Protests continue to emerge across Cyprus as Cypriot banks prepare to open their doors for business on Thursday with new capital controls expected to be announced as early as today to prevent a massive bank run on their newly rescued but still vulnerable banks.
Disgruntled Cypriots have take to the streets to protest the €10 billion ($13 billion) international troika bailout that was ratified on Sunday and resulted in waves of banking job losses while rekindling fears that the restructuring of the country’s two largest banks, which were essentially insolvent before Sunday, will result in more economic pain for Cyprus.
Last week Cypriots took to the streets and protested an unprecedented troika based plan to raise the € 5.8 billion ($7.6 billion) it needs to secure a €10 billion ($13 billion) through the implementation of controversial one time tax of 6.75 percent on all bank deposits under €100,000 and 9.9 percent over that amount.
Cyprus’ Parliament reacted quickly by unanimously voting down the troika based plan.
However, after the European Central Bank threatened to cut off Cyprus’ liquidity access while Russia spurned Cyprus’ request for € 5 billion in financial aid last Thursday, Cypriot lawmakers in Parliament had few places left to turn.
Desperate to save their economy from the brink of collapse, Cypriot lawmakers scrambled over the week-end to establish a new financial framework within the country to re-qualify for the €10 billion international bailout and avert a financial meltdown that could have easily led to Cyprus leaving the 17 member bloc euro-area.
What was finally agreed to at the eleventh hour on Sunday included a new plan to shut down the Popular Bank of Cyprus, also called Laiki Bank.
Bank deposits under €100,000 in the Popular Bank of Cyprus will be safely transferred to the Bank of Cyprus while all uninsured deposits above € 100,000 in both banks will be frozen and used to lower the large bank debts.
A loss of no more than 40 percent will be imposed on uninsured depositors above € 100,000 at the Bank of Cyprus.
Cyprus’ Over-sized Banks
Cyprus joined the European Union on May 1st 2004 but had to wait until January 1st 2008 to join the 17 member bloc euro area.
In the 1990’s after the fall of Communism, Cyprus attempted to shed its over reliance on the tourism industry to support their small economy.
Cyprus shifted gears, became more diversified, and established itself as a strong financial center in the region by accepting billions of offshore money from wealthy Russians, including Russian oligarchs, who wanted a safe destination to park their large sums of wealth.
Cypriot banks and its small economy, which lacked tight regulation and high taxes, seemed to be a perfect fit.
Cypriot banks grew quickly and expanded seven times the size of the economy. Moody’s estimates that about €31.5 billion ($40bln) has been loaned to Russian companies based in Cyprus.

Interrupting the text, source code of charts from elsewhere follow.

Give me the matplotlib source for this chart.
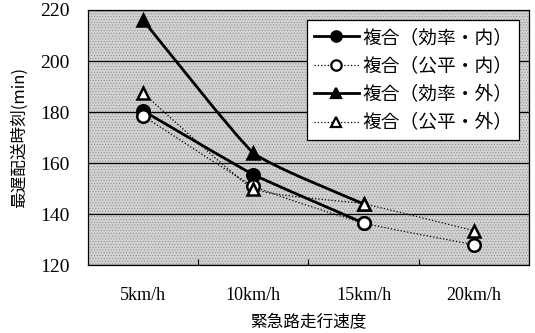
import numpy as np
import matplotlib
matplotlib.use("Agg")
import matplotlib.pyplot as plt
from matplotlib.path import Path
from matplotlib.patches import PathPatch
from matplotlib.lines import Line2D

plt.rcParams["font.family"] = ["Noto Sans CJK JP", "DejaVu Sans"]
plt.rcParams["hatch.linewidth"] = 0.4

# speeds on the emergency road
speeds = ["5km/h", "10km/h", "15km/h", "20km/h"]

# latest delivery time (min)
eff_in = [180.5, 155.5, 136.5]
fair_in = [178.5, 151, 136.5, 128]
eff_out = [216, 164, 144]
fair_out = [187.5, 150, 144, 133.5]

names = ["複合（効率・内）", "複合（公平・内）", "複合（効率・外）", "複合（公平・外）"]


def smooth_path(xs, ys, tension=0.07):
    # cubic bezier through the points (catmull-rom style)
    xs = np.asarray(xs, float)
    ys = np.asarray(ys, float)
    verts = [(xs[0], ys[0])]
    codes = [Path.MOVETO]
    n = len(xs)
    for i in range(n - 1):
        x0, y0 = (xs[i - 1], ys[i - 1]) if i > 0 else (xs[i], ys[i])
        x3, y3 = (xs[i + 2], ys[i + 2]) if i + 2 < n else (xs[i + 1], ys[i + 1])
        c1 = (xs[i] + (xs[i + 1] - x0) * tension, ys[i] + (ys[i + 1] - y0) * tension)
        c2 = (xs[i + 1] - (x3 - xs[i]) * tension, ys[i + 1] - (y3 - ys[i]) * tension)
        verts += [c1, c2, (xs[i + 1], ys[i + 1])]
        codes += [Path.CURVE4] * 3
    return Path(verts, codes)


fig = plt.figure(figsize=(5.35, 3.33), dpi=100)
ax = fig.add_axes([0.1645, 0.204, 0.824, 0.766])
ax.set_facecolor("#d2d2d2")
ax.patch.set_hatch("......")
ax.patch.set_edgecolor("#8a8a8a")

series = [
    (eff_in, "o", "black", "-", 2.0),
    (fair_in, "o", "white", ":", 0.9),
    (eff_out, "^", "black", "-", 2.0),
    (fair_out, "^", "white", ":", 0.9),
]

handles = []
for (vals, mk, fc, ls, lw), name in zip(series, names):
    xs = np.arange(len(vals))
    patch = PathPatch(smooth_path(xs, vals), facecolor="none", edgecolor="black",
                      lw=lw, ls=ls, zorder=3)
    ax.add_patch(patch)
    ax.plot(xs, vals, ls="none", marker=mk, ms=9, mfc=fc, mec="black", mew=1.8, zorder=4)
    handles.append(Line2D([], [], color="black", lw=lw, ls=ls, marker=mk, ms=7.5,
                          mfc=fc, mec="black", mew=1.6))

ax.set_xlim(-0.5, 3.5)
ax.set_ylim(120, 220)
ax.set_yticks(range(120, 221, 20))
ax.yaxis.grid(True, color="black", lw=0.9)
ax.set_axisbelow(True)
ax.tick_params(axis="y", length=0, pad=13)
for lab in ax.get_yticklabels():
    lab.set_family("Liberation Serif")
    lab.set_fontsize(14)

ax.set_xticks([0.5, 1.5, 2.5])
ax.set_xticklabels([])
ax.set_xticks(range(len(speeds)), minor=True)
ax.set_xticklabels(speeds, minor=True, family="Liberation Serif", fontsize=13)
ax.tick_params(axis="x", which="major", direction="in", length=4)
ax.tick_params(axis="x", which="minor", length=0, pad=16)

for sp in ax.spines.values():
    sp.set_color("black")
    sp.set_linewidth(0.9)

ax.set_xlabel("緊急路走行速度", fontsize=12, labelpad=7)
ax.set_ylabel("最遅配送時刻(min)", fontsize=12, labelpad=9)

leg = ax.legend(handles, names, loc="upper right", bbox_to_anchor=(0.978, 0.96),
                borderaxespad=0, fontsize=13.5, handlelength=2.4, handletextpad=0.2,
                labelspacing=0.4, borderpad=0.35, frameon=True, fancybox=False,
                framealpha=1)
leg.get_frame().set_edgecolor("black")
leg.get_frame().set_linewidth(0.9)

fig.savefig("out.png", dpi=100)
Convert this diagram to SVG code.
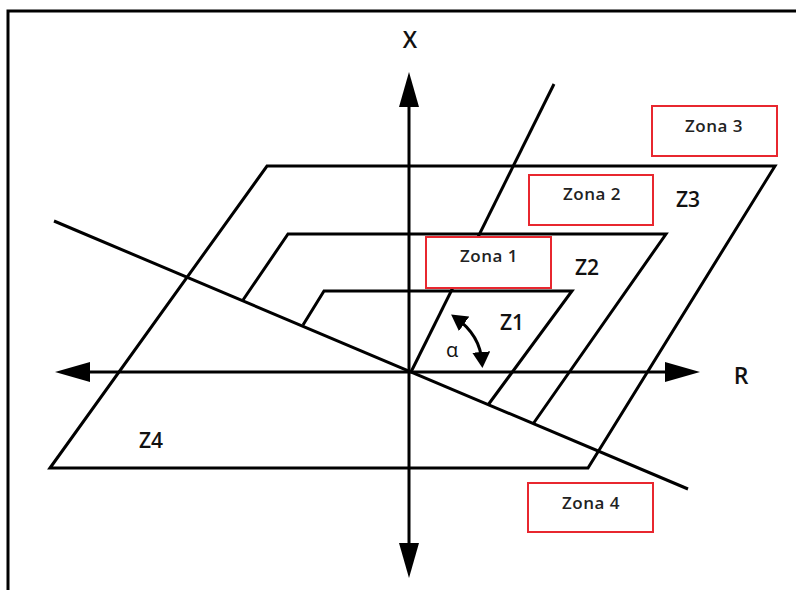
<svg xmlns="http://www.w3.org/2000/svg" width="796" height="590" viewBox="0 0 796 590">
  <style>
    .ln { fill: none; stroke: #000; stroke-width: 3; stroke-linejoin: miter; }
    .box { fill: #fff; stroke: #e8272f; stroke-width: 2; }
    .bt { font-family: "Open Sans", "Liberation Sans", sans-serif; font-size: 17px; font-weight: 600; fill: #222; text-anchor: middle; letter-spacing: 0.5px; }
    .zt { font-family: "Open Sans", "Liberation Sans", sans-serif; font-size: 21px; font-weight: 600; fill: #111; text-anchor: middle; }
    .ax { font-family: "Open Sans", "Liberation Sans", sans-serif; font-size: 23px; font-weight: 600; fill: #111; text-anchor: middle; }
  </style>
  <defs>
    <marker id="big" markerUnits="userSpaceOnUse" markerWidth="35" markerHeight="20" refX="27" refY="10" orient="auto-start-reverse">
      <path d="M0,0 L35,10 L0,20 Z" fill="#000"/>
    </marker>
    <marker id="small" markerUnits="userSpaceOnUse" markerWidth="16" markerHeight="18" refX="10" refY="9" orient="auto-start-reverse">
      <path d="M0,0 L16,9 L0,18 Z" fill="#000"/>
    </marker>
  </defs>
  <rect width="796" height="590" fill="#fff"/>
  <path class="ln" d="M8 590 L8 11 L796 11"/>

  <g id="connectors">
    <path class="ln" d="M50 468 L267 166 L775 166 L588 468 Z"/>
    <path class="ln" d="M243 300 L288 234 L666 234 L533 424"/>
    <path class="ln" d="M303 325 L324 291 L572 291 L488 405"/>
    <line class="ln" x1="54" y1="221" x2="688" y2="489"/>
    <line class="ln" x1="411" y1="372" x2="554" y2="84"/>
    <line class="ln" x1="409" y1="80" x2="409" y2="570" marker-start="url(#big)" marker-end="url(#big)"/>
    <line class="ln" x1="63" y1="372" x2="692" y2="372" marker-start="url(#big)" marker-end="url(#big)"/>
    <path class="ln" d="M456 318 Q480 335 482 362" marker-start="url(#small)" marker-end="url(#small)"/>
  </g>

  <g id="zona1">
    <rect class="box" x="426" y="237" width="125" height="51"/>
    <text class="bt" x="489" y="262">Zona 1</text>
  </g>
  <g id="zona2">
    <rect class="box" x="529" y="175" width="124" height="50"/>
    <text class="bt" x="592" y="200">Zona 2</text>
  </g>
  <g id="zona3">
    <rect class="box" x="652" y="106" width="125" height="50"/>
    <text class="bt" x="714" y="132">Zona 3</text>
  </g>
  <g id="zona4">
    <rect class="box" x="528" y="483" width="125" height="49"/>
    <text class="bt" x="591" y="509">Zona 4</text>
  </g>

  <g id="labels">
    <text class="ax" x="410" y="48">X</text>
    <text class="ax" x="741" y="384">R</text>
    <text class="zt" x="512" y="330">Z1</text>
    <text class="zt" x="587" y="275">Z2</text>
    <text class="zt" x="688" y="207">Z3</text>
    <text class="zt" x="151" y="448">Z4</text>
    <text x="452" y="357" font-family="'Open Sans', 'DejaVu Sans', sans-serif" font-size="20" fill="#111" text-anchor="middle">α</text>
  </g>
</svg>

Cypriot banks put their new capital to work and purchased large amounts of Greek bonds, never expecting that in late 2011 their Greek bonds would take a haircut or write off totaling over 50 percent face value loss as a pre-condition of Greece’s new EU bailout rescue plan.
In late 2011 as the global recession was hitting hard across much of the European Union, Cyprus lost access to bond market borrowing.
With a closed bond market and fears of insolvency growing louder by the day, tensions spread across Northern Europe about their taxpayer money being used to support a €10 billion ($13 billion) banking bailout rescue plan for Cyprus that could result in European bailout rescue money flowing out of Cypriot bank coffers and into the hands of Russian oligarchs.
The EU and the troika made a decision to play “hard ball’ with Cyprus by demanding a one time tax of 6.75 percent on all bank deposits under €100,000, a maneuver that impacts even small savers, and a 9.9 percent tax over that amount to qualify for the €10 billion ($13 billion) troika bailout rescue package.
But after the depositor tax proposal fell apart in Cyprus’ Parliament, a final proposal was agreed to and ratified in Brussels to freeze all uninsured Cypriot deposits above € 100,000 in both banks and impose a loss of no more than 40 percent on those uninsured depositors, the majority of whom are Russians.
The upcoming decision that will be reached in Cyprus about capital controls is expected to have far reaching implications for the banking system in Cyprus and banks in the 17 member bloc euro area.
It also opens up a new chapter for discussion about how banking rescue plans are handled in a European Union that is growing less tolerant of European taxpayer money being used to fund large bank rescue packages.